Dopo essere riuscito a strappare ai turchi le località di Remadieh, Tikrit e di Kifri, il nuovo comandante in campo dell’armata britannica in Mesopotamia, generale William Marshall, proseguì l’offensiva lungo il Tigri puntando su Mosul – sede del quartiere generale della Sesta Armata turca al comando di Ismail Hakkie – e Nisibin. Marshall predispose anche una seconda avanzata in direzione nord-ovest, lungo il corso dell’Eufrate. L’intento di questi era quello di cacciare i resti dell’armata turca dal territorio mesopotamico e di impedire qualsiasi collegamento tra le truppe di Hakkie e i reparti ottomani ancora impegnati lungo il confine persiano.

Il generale Marshall suddivise le sue forze su tre colonne. Il grosso dell’esercito, al comando del generale Alexander Cobbe, avrebbe dovuto risalire il corso del Tigri e conquistare la località di Abu Rajash; una seconda colonna dislocata a ovest lungo l’Eufrate avrebbe dovuto rimontare il fiume in direzione di Hit, mentre una terza, partendo da Kifri, si sarebbe spinta fino Kirkuk

Subodorando il pericolo, il generale Ismail Hakkie cercò di arginare l’avanzata britannica concentrando le proprie forze a Khan Baghdadi, a nord di Hit, lungo l’affluente di sinistra del Tigri Little Zab, e a Tuz Khurmati, località situata a mezza strada fra Kifri e Kirkuk. Ma data la schiacciante superiorità britannica, Cobbe non ebbe problemi a battere i turchi ad Abu Rajash e lungo le sponde del Little Zab, conquistando Fatah e raggiungendo alla fine di ottobre la località di Sharkat. Dopo avere piegato la resistenza turca a Tuz Khurmati, le forze britanniche presero Kirkuk, proprio mentre l’ala sinistra della loro armata, posizionata sull’Eufrate, raggiungeva Hit, travolgendo i turchi a Khan Baghdadi.

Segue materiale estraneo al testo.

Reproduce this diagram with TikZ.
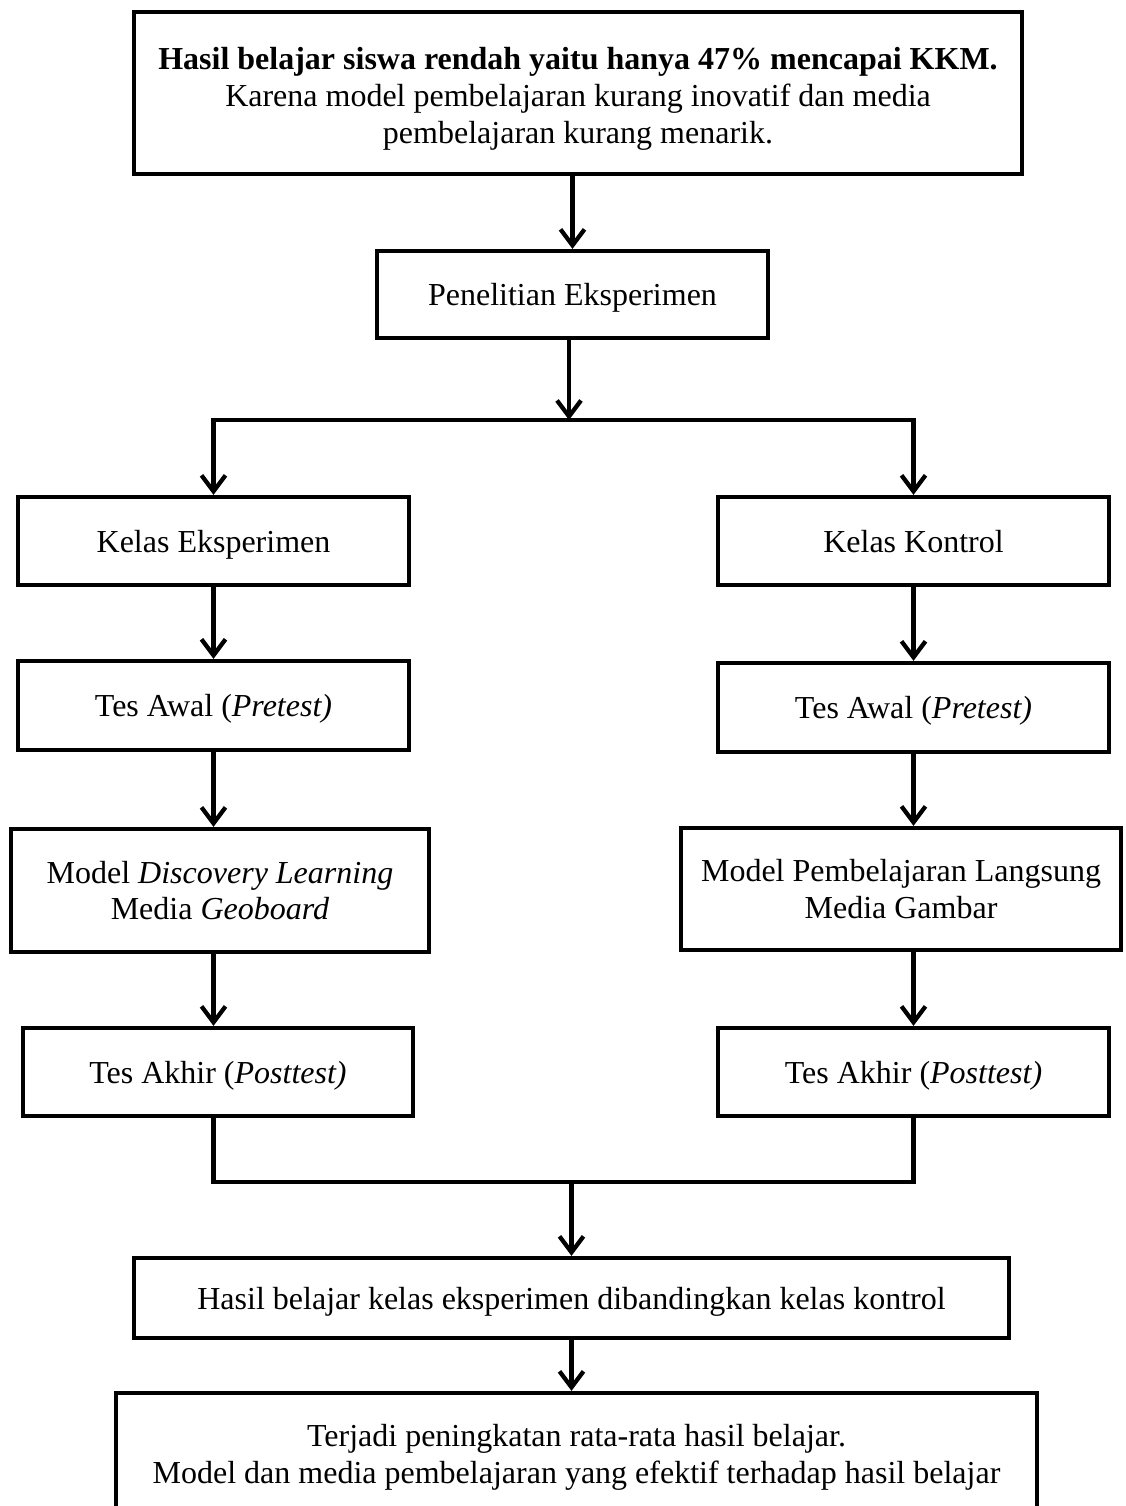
\documentclass[tikz,border=0pt]{standalone}
\usepackage{fontspec}
\setmainfont{Liberation Serif}
\usepackage{tikz}
\usetikzlibrary{arrows.meta}

\tikzset{
	kotak/.style={draw, black, line width=1.6pt, align=center, font=\fontsize{12}{13.8}\selectfont},
	baris/.style={kotak, text height=8.6pt, text depth=0pt},
	garis/.style={black, line width=1.6pt},
	panah/.style={garis, -{Straight Barb[length=6pt,width=9pt]}}
}

\begin{document}
\begin{tikzpicture}[x=0.375pt, y=-0.375pt]
			\useasboundingbox (0, 0) rectangle (1125, 1506);
			\clip (0, 0) rectangle (1125, 1506);
			\node [kotak, minimum width=333pt, minimum height=60.75pt] (masalah) at (578, 93) {\rule{0pt}{12.8pt}\textbf{Hasil belajar siswa rendah yaitu hanya 47\% mencapai KKM.}\\Karena model pembelajaran kurang inovatif dan media\\pembelajaran kurang menarik.};
			\node [baris, minimum width=146.6pt, minimum height=32.6pt] (penelitian) at (572.5, 294.5) {Penelitian Eksperimen};
			\node [baris, minimum width=146.6pt, minimum height=33pt] (kelasEks) at (213.5, 541) {Kelas Eksperimen};
			\node [baris, minimum width=146.6pt, minimum height=33pt] (kelasKon) at (913.5, 541) {Kelas Kontrol};
			\node [baris, minimum width=146.6pt, minimum height=33.4pt] (pretestEks) at (213.5, 705.5) {Tes Awal (\textit{Pretest)}};
			\node [baris, minimum width=146.6pt, minimum height=33.4pt] (pretestKon) at (913.5, 707.5) {Tes Awal (\textit{Pretest)}};
			\node [kotak, minimum width=156.75pt, minimum height=46.1pt] (modelEks) at (220, 890.5) {Model \textit{Discovery Learning}\\Media \textit{Geoboard}};
			\node [kotak, minimum width=165pt, minimum height=45.75pt] (modelKon) at (901, 889) {Model Pembelajaran Langsung\\Media Gambar};
			\node [baris, minimum width=146.25pt, minimum height=33pt] (posttestEks) at (218, 1072) {Tes Akhir (\textit{Posttest)}};
			\node [baris, minimum width=146.6pt, minimum height=33pt] (posttestKon) at (913.5, 1072) {Tes Akhir (\textit{Posttest)}};
			\node [baris, minimum width=328.1pt, minimum height=30pt] (banding) at (571.5, 1298) {Hasil belajar kelas eksperimen dibandingkan kelas kontrol};
			\node [kotak, minimum width=345.4pt, minimum height=48pt] (hasil) at (576.5, 1457) {Terjadi peningkatan rata-rata hasil belajar.\\Model dan media pembelajaran yang efektif terhadap hasil belajar};
			\coordinate (cabang) at (569, 420);
			\coordinate (gabung) at (571.5, 1182);
			\draw [panah] (masalah.south -| penelitian) -- (penelitian);
			\draw [panah] (penelitian.south -| cabang) -- (cabang);
			\draw [panah] (cabang) -| (kelasEks);
			\draw [panah] (cabang) -| (kelasKon);
			\draw [panah] (kelasEks) -- (kelasEks |- pretestEks.north);
			\draw [panah] (kelasKon) -- (kelasKon |- pretestKon.north);
			\draw [panah] (pretestEks) -- (pretestEks |- modelEks.north);
			\draw [panah] (pretestKon) -- (pretestKon |- modelKon.north);
			\draw [panah] (modelEks.south -| pretestEks) -- (pretestEks |- posttestEks.north);
			\draw [panah] (modelKon.south -| pretestKon) -- (pretestKon |- posttestKon.north);
			\draw [garis] (posttestEks.south -| pretestEks) |- (gabung) -| (posttestKon.south);
			\draw [panah] (gabung) -- (banding);
			\draw [panah] (banding) -- (banding |- hasil.north);
		\end{tikzpicture}
\end{document}
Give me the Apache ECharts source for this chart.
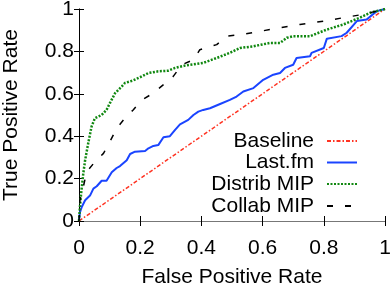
<!DOCTYPE html>
<html>
<head>
<meta charset="utf-8">
<script src="https://cdn.jsdelivr.net/npm/echarts@6/dist/echarts.min.js"></script>
<style>html,body{margin:0;padding:0;background:#fff}#c{width:390px;height:284px}</style>
</head>
<body>
<div id="c"></div>
<script>
var seriesNames = ['Baseline', 'Last.fm', 'Distrib MIP', 'Collab MIP'];
var xTicks = [0, 0.2, 0.4, 0.6, 0.8, 1];
var baselineX = [0, 1];
var baselineY = [0, 1];
var lastfmX = [0,0.003,0.009,0.02,0.036,0.047,0.058,0.074,0.09,0.107,0.123,0.134,0.156,0.167,0.183,0.216,0.227,0.243,0.259,0.276,0.297,0.314,0.33,0.357,0.374,0.39,0.406,0.428,0.461,0.493,0.515,0.537,0.57,0.602,0.635,0.657,0.673,0.70,0.711,0.755,0.76,0.80,0.81,0.858,0.875,0.908,0.94,0.973,1];
var lastfmY = [0,0.04,0.066,0.098,0.12,0.153,0.164,0.19,0.19,0.23,0.25,0.259,0.287,0.316,0.327,0.33,0.343,0.354,0.358,0.395,0.40,0.43,0.456,0.477,0.50,0.516,0.524,0.532,0.552,0.571,0.587,0.611,0.627,0.666,0.69,0.698,0.722,0.737,0.769,0.777,0.793,0.816,0.86,0.872,0.888,0.943,0.95,0.99,1];
var distribX = [0,0.003,0.007,0.014,0.02,0.03,0.041,0.052,0.074,0.09,0.101,0.118,0.14,0.15,0.177,0.205,0.227,0.259,0.292,0.314,0.346,0.363,0.406,0.45,0.493,0.526,0.57,0.624,0.657,0.679,0.70,0.755,0.81,0.864,0.918,0.951,1];
var distribY = [0,0.066,0.13,0.224,0.287,0.366,0.445,0.485,0.50,0.524,0.556,0.603,0.635,0.651,0.663,0.682,0.698,0.706,0.709,0.722,0.733,0.737,0.746,0.769,0.793,0.816,0.824,0.84,0.84,0.864,0.872,0.872,0.903,0.927,0.959,0.982,1];
var collabX = [0,0.003,0.014,0.025,0.052,0.08,0.101,0.123,0.15,0.177,0.205,0.243,0.276,0.308,0.336,0.374,0.395,0.45,0.483,0.532,0.592,0.657,0.722,0.80,0.864,0.93,1];
var collabY = [0,0.098,0.16,0.232,0.279,0.319,0.374,0.437,0.485,0.524,0.571,0.603,0.643,0.682,0.737,0.761,0.808,0.832,0.872,0.88,0.895,0.911,0.927,0.943,0.959,0.975,1];

function zip(a, b) { return a.map(function (v, i) { return [v, b[i]]; }); }

var FONT = "'Liberation Sans', Arial, sans-serif";
var colors = ['#ff3322', '#1a44ff', '#118811', '#000000'];
var styles = [
  { width: 1.5, type: [4, 2, 1.5, 2] },
  { width: 2, type: 'solid' },
  { width: 2.5, type: [2, 1.5] },
  { width: 1.5, type: [6, 12] }
];
var datas = [zip(baselineX, baselineY), zip(lastfmX, lastfmY), zip(distribX, distribY), zip(collabX, collabY)];
var legendCenters = [141.5, 163, 184.5, 206.5];

var series = seriesNames.map(function (n, i) {
  return {
    name: n, type: 'line', data: datas[i], symbol: 'none', animation: false,
    lineStyle: { color: colors[i], width: styles[i].width, type: styles[i].type },
    itemStyle: { color: colors[i] }, z: 2 + i
  };
});

var legends = seriesNames.map(function (n, i) {
  return {
    data: [n], orient: 'vertical', align: 'right', right: 32, top: legendCenters[i] - 11,
    padding: 0, itemWidth: 30, itemHeight: 14, selectedMode: false,
    itemStyle: { opacity: 0 },
    textStyle: { fontFamily: FONT, fontSize: 21, color: '#000', padding: [0, 8, 0, 0] }
  };
});

var chart = echarts.init(document.getElementById('c'), null, { renderer: 'canvas' });
chart.setOption({
  animation: false,
  legend: legends,
  grid: { left: 79, right: 5, top: 9, bottom: 63, containLabel: false, outerBoundsMode: 'none' },
  xAxis: [{
    type: 'value', min: 0, max: 1, interval: 0.2,
    name: 'False Positive Rate', nameLocation: 'middle', nameGap: 46,
    nameTextStyle: { fontFamily: FONT, fontSize: 21, color: '#000' },
    axisLine: { show: true, lineStyle: { color: '#000', width: 1 } },
    axisTick: { show: true, inside: true, length: 5, lineStyle: { color: '#000' } },
    axisLabel: { fontFamily: FONT, fontSize: 21, color: '#000', margin: 17 },
    splitLine: { show: false }
  }, {
    type: 'value', min: 0, max: 1, interval: 0.2, position: 'top',
    axisLine: { show: true, lineStyle: { color: '#777', width: 1 } },
    axisTick: { show: true, inside: true, length: 5, lineStyle: { color: '#000' } },
    axisLabel: { show: false }, splitLine: { show: false }
  }],
  yAxis: [{
    type: 'value', min: 0, max: 1, interval: 0.2,
    name: 'True Positive Rate', nameLocation: 'middle', nameGap: 57,
    nameTextStyle: { fontFamily: FONT, fontSize: 21, color: '#000' },
    axisLine: { show: true, lineStyle: { color: '#777', width: 1 } },
    axisTick: { show: true, inside: true, length: 5, lineStyle: { color: '#000' } },
    axisLabel: { fontFamily: FONT, fontSize: 21, color: '#000', margin: 5 },
    splitLine: { show: false }
  }, {
    type: 'value', min: 0, max: 1, interval: 0.2, position: 'right',
    axisLine: { show: true, lineStyle: { color: '#000', width: 1 } },
    axisTick: { show: true, inside: true, length: 5, lineStyle: { color: '#000' } },
    axisLabel: { show: false }, splitLine: { show: false }
  }],
  series: series
});
</script>
</body>
</html>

La disfatta di Sharkat costrinse i resti della Sesta Armata ottomana a ripiegare su Mosul, consentendo alla cavalleria britannica di proseguire verso Hammam Ali (poche decine di chilometri a sud del centro petrolifero): località che venne occupata il 1° di novembre 1918. Ritenendo inutile qualsiasi tentativo di difesa della città, il 2 novembre, il generale Hakkie decise di abbandonare Mosul, ripiegando in direzione nord-ovest verso la città di Nisibin che raggiunse il 10 novembre. Il giorno seguente le avanguardie britanniche facevano il loro ingresso a Mosul, completando di fatto la conquista dell’intera Mesopotamia. Terminava così una campagna che, tra il 1917 e il 1918, era costata ad entrambi i contendenti notevoli perdite, anche se nella fattispecie erano stati soprattutto i turchi a subire quelle maggiori. Secondo le stime britanniche, tra l’autunno del 1917 e l’autunno del 1918, gli ottomani avevano avuto 185.000 tra morti e feriti, lasciando nelle mani del nemico 45.000 prigionieri, 250 cannoni e un grosso quantitativo di munizioni e materiali. Dal canto suo, l’Armata britannica aveva avuto 14.814 soldati uccisi sul campo, ben 12.807 deceduti a causa di malattie, 52.000 feriti e 13.494 tra prigionieri e dispersi.